Fabien GROLLEAU et Jérémie ROYER, HMS Beagle, aux origines de Darwin, Dargaud, 2018, 176 p., 21 € / ePub : 9.99 €, ISBN : 978-2205077063
Fabien Grolleau et Jérémie Royer, qui nous avaient déjà régalés avec leur roman graphique sur le naturaliste du XVIIIe siècle Jean-Jacques Audubon (cité juste comme un petit clin d’œil à la p. 144), ont remis le couvert et nous offrent un nouvel opus, consacré cette fois à un autre grand naturaliste : Charles Darwin.
Le titre du livre indique bien comment le sujet a été circonscrit : il s’agit du voyage initial et initiatique que Darwin fit pendant cinq ans – de 1831 à 1836 – à bord d’un navire chargé d’une mission scientifique de cartographie générale.
Et on en apprend de belles !! Pour un peu, Charles Darwin, alors étudiant et âgé de 22 ans, n’embarquait pas à bord du HMS Beagle…
Pour un peu, ayant finalement embarqué, il se serait contenté de recueillir une collection de curiosités…
Pour un peu, … le monde aurait été privé de sa célèbre théorie sur l’évolution des espèces.

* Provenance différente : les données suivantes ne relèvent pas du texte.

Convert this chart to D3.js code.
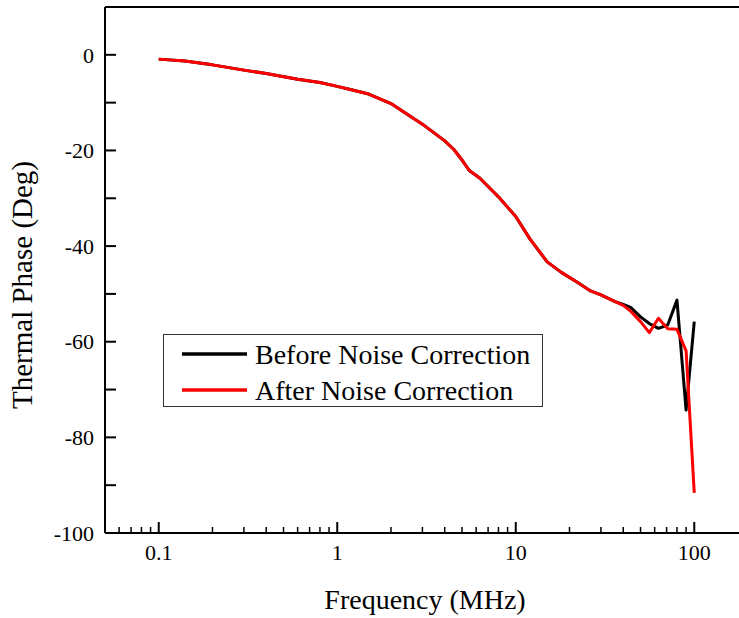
<!DOCTYPE html>
<html><head><meta charset="utf-8">
<script src="https://cdn.jsdelivr.net/npm/d3@7"></script>
<style>body{margin:0;background:#fff}svg{display:block}</style>
</head><body>
<svg id="c" width="739" height="618"></svg>
<script>
const frequency = [0.1,0.14,0.2,0.3,0.4,0.6,0.8,1,1.2,1.5,2,2.5,3,4,4.5,5,5.5,6.3,8,10,12,15,18,22,26,30,36,40,44,50,56,63,71,80,90,100];
const beforeNoise = [-0.9,-1.3,-2.1,-3.2,-3.9,-5.1,-5.8,-6.6,-7.3,-8.2,-10.2,-12.6,-14.5,-18.0,-19.8,-22.0,-24.2,-25.8,-29.7,-33.8,-38.5,-43.3,-45.5,-47.5,-49.3,-50.2,-51.6,-52.2,-52.8,-54.8,-56.2,-57.2,-56.5,-51.3,-74.3,-55.8];
const afterNoise = [-0.9,-1.3,-2.1,-3.2,-3.9,-5.1,-5.8,-6.6,-7.3,-8.2,-10.2,-12.6,-14.5,-18.0,-19.8,-22.0,-24.2,-25.8,-29.7,-33.8,-38.5,-43.3,-45.5,-47.5,-49.3,-50.2,-51.6,-52.4,-53.6,-55.8,-58.1,-55.1,-57.3,-57.4,-61.9,-91.6];
const xTicks = [0.1,1,10,100];
const yTicks = [0,-20,-40,-60,-80,-100];
const seriesNames = ["Before Noise Correction","After Noise Correction"];
const seriesColors = ["#000000","#ff0000"];

const FONT = '"Liberation Serif", "Times New Roman", serif';
const svg = d3.select("#c");
const L=105, T=7, R=748, B=533;
const x = d3.scaleLog().domain([0.05,200]).range([L,R]);
const y = d3.scaleLinear().domain([-100,10]).range([B,T]);

// frame top
svg.append("line").attr("x1",L).attr("x2",R).attr("y1",T).attr("y2",T).attr("stroke","#000").attr("stroke-width",2);

// x axis
const minor = [];
[0.01,0.1,1,10,100].forEach(d=>{for(let k=2;k<=9;k++){const v=+(k*d).toPrecision(3); if(v>=0.05&&v<=200) minor.push(v);}});
const xg = svg.append("g").attr("transform",`translate(0,${B})`);
xg.append("line").attr("x1",L).attr("x2",R).attr("stroke","#000").attr("stroke-width",2);
xg.selectAll(".mj").data(xTicks).enter().append("line").attr("x1",d=>x(d)).attr("x2",d=>x(d)).attr("y1",0).attr("y2",-11).attr("stroke","#000").attr("stroke-width",2);
xg.selectAll(".mn").data(minor).enter().append("line").attr("x1",d=>x(d)).attr("x2",d=>x(d)).attr("y1",0).attr("y2",-6).attr("stroke","#000").attr("stroke-width",1.5);
xg.selectAll(".lb").data(xTicks).enter().append("text").attr("x",d=>x(d)).attr("y",27).attr("text-anchor","middle").style("font-family",FONT).style("font-size","22px").text(d=>d3.format("~g")(d));

// y axis
const yg = svg.append("g").attr("transform",`translate(${L},0)`);
yg.append("line").attr("y1",T).attr("y2",B).attr("stroke","#000").attr("stroke-width",2);
const yAll = d3.range(-100,10,10);
yg.selectAll(".t").data(yAll).enter().append("line").attr("y1",d=>y(d)).attr("y2",d=>y(d)).attr("x1",0).attr("x2",11).attr("stroke","#000").attr("stroke-width",2);
yg.selectAll(".lb").data(yTicks).enter().append("text").attr("x",-11).attr("y",d=>y(d)).attr("dy","0.35em").attr("text-anchor","end").style("font-family",FONT).style("font-size","22px").text(d=>d);

// titles
svg.append("text").attr("x",425).attr("y",609).attr("text-anchor","middle").style("font-family",FONT).style("font-size","28px").text("Frequency (MHz)");
svg.append("text").attr("transform","translate(32,285) rotate(-90)").attr("text-anchor","middle").style("font-family",FONT).style("font-size","29px").text("Thermal Phase (Deg)");

// lines
const line = d3.line().x(d=>x(d[0])).y(d=>y(d[1]));
[beforeNoise, afterNoise].forEach((vals,i)=>{
  svg.append("path").datum(frequency.map((f,j)=>[f,vals[j]])).attr("d",line).attr("fill","none").attr("stroke",seriesColors[i]).attr("stroke-width",3).attr("stroke-linejoin","round");
});

// legend
const lg = svg.append("g");
lg.append("rect").attr("x",163.5).attr("y",334.5).attr("width",379).attr("height",72).attr("fill","#fff").attr("stroke","#333").attr("stroke-width",1);
seriesNames.forEach((n,i)=>{
  const yy = 354 + i*36;
  lg.append("line").attr("x1",182).attr("x2",247).attr("y1",yy).attr("y2",yy).attr("stroke",seriesColors[i]).attr("stroke-width",3.5);
  lg.append("text").attr("x",255).attr("y",yy).attr("dy","0.35em").style("font-family",FONT).style("font-size","28px").text(n);
});
</script>
</body></html>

Sur le bateau, Darwin, invité d’honneur du capitaine Fitzroy qui tenait à avoir un interlocuteur cultivé à bord, rencontre « les trois sauvages de Fitzroy » et découvrira peu à peu, comme le lecteur, le destin d’indigènes de la Terre de Feu, précédemment achetés à leurs familles pour un bouton ou une autre babiole, emmenés en Angleterre pour y être civilisés et maintenant ramenés, à bord du HMS Beagle, pour y être redébarqués dans leur terre d’origine où ils seront chargés de répandre les bienfaits de la langue et de la culture anglaises. Darwin demeurera plusieurs semaines en Patagonie à y observer le mode de vie des Fuégiens, qui peuvent passer à l’époque pour les premiers hommes de l’humanité.
Pendant ces cinq années, Darwin a principalement exploré des contrées terrestres – les îles du Cap-Vert, les côtes du Brésil, d’Argentine, … – entre deux retours au bateau pour gagner d’autres pays.
Au fil de ses observations, il rassemble des milliers d’échantillons – ders minéraux, des plantes, des insectes, des squelettes de dinosaures – qu’il expédie au fur et à mesure en Angleterre. Il découvre aussi l’horreur et la brutalité de l’esclavagisme et ne craint pas de s’y opposer explicitement ; il se retrouve écartelé entre sa détestation de la cruauté des pratiques sociales – et du génocide en cours contre les Amérindiens – et un émerveillement à l’état pur face à la beauté et à la profusion de la nature qu’il découvre.
Ses observations sur le terrain l’amènent logiquement à réviser les données fixistes enseignées à l’époque, comme celle de Cuvier en matière de géologie. Mais c’est dans les îles Galapagos qu’il va se rendre compte qu’il doit dépasser le stade de la « collection de curiosités» [1] quand un naturaliste amateur lui fait remarquer – ce qui lui avait échappé – les différences ténues mais systématiques entre ce qu’on n’appelait pas encore des sous-espèces.
En 1858, – retour sur la scène d’ouverture du livre –, Darwin, qui a fini de raconter son odyssée à ses enfants, reçoit un courrier d’Alfred Russel Wallace, un autre explorateur scientifique, qui lui soumet… sa théorie sur « la tendance des espèces à s’éloigner indéfiniment du type original » ; comme quoi, les grands esprits se rencontrent ; leur époque était prête accoucher du modèle non encore théorisé de l’évolution des espèces. Ce courrier poussera Darwin à publier ses propres conclusions (en 1859) de manière un peu précipitée car il estimait n’avoir pas encore suffisamment travaillé et étayé ses propositions.
Le récit est traversé de fils conducteurs dont les principaux sont, d’une part, le conflit – encore latent – entre ce que Darwin est en train de découvrir et le dogme de la lecture littérale de la Bible et d’autre part, le choc des civilisations entre colons et peuples indigènes ainsi que le scandale, alors presque unanimement accepté, de l’esclavage des Noirs.
Bref, 172 pages de découvertes à lire et à relire, … à s’acheter et à offrir tout autour de soi.
Petit bonus : pourquoi le mont Darwin s’appelle-t-il ainsi et depuis quand ? Rendez-vous p. 123.
Marguerite Roman
[1] À la p. 146, le déclic entre la « collection naturaliste » et l’ébauche d’une théorie de l’évolution des espèces. C’est génial, encore fallait-il y penser.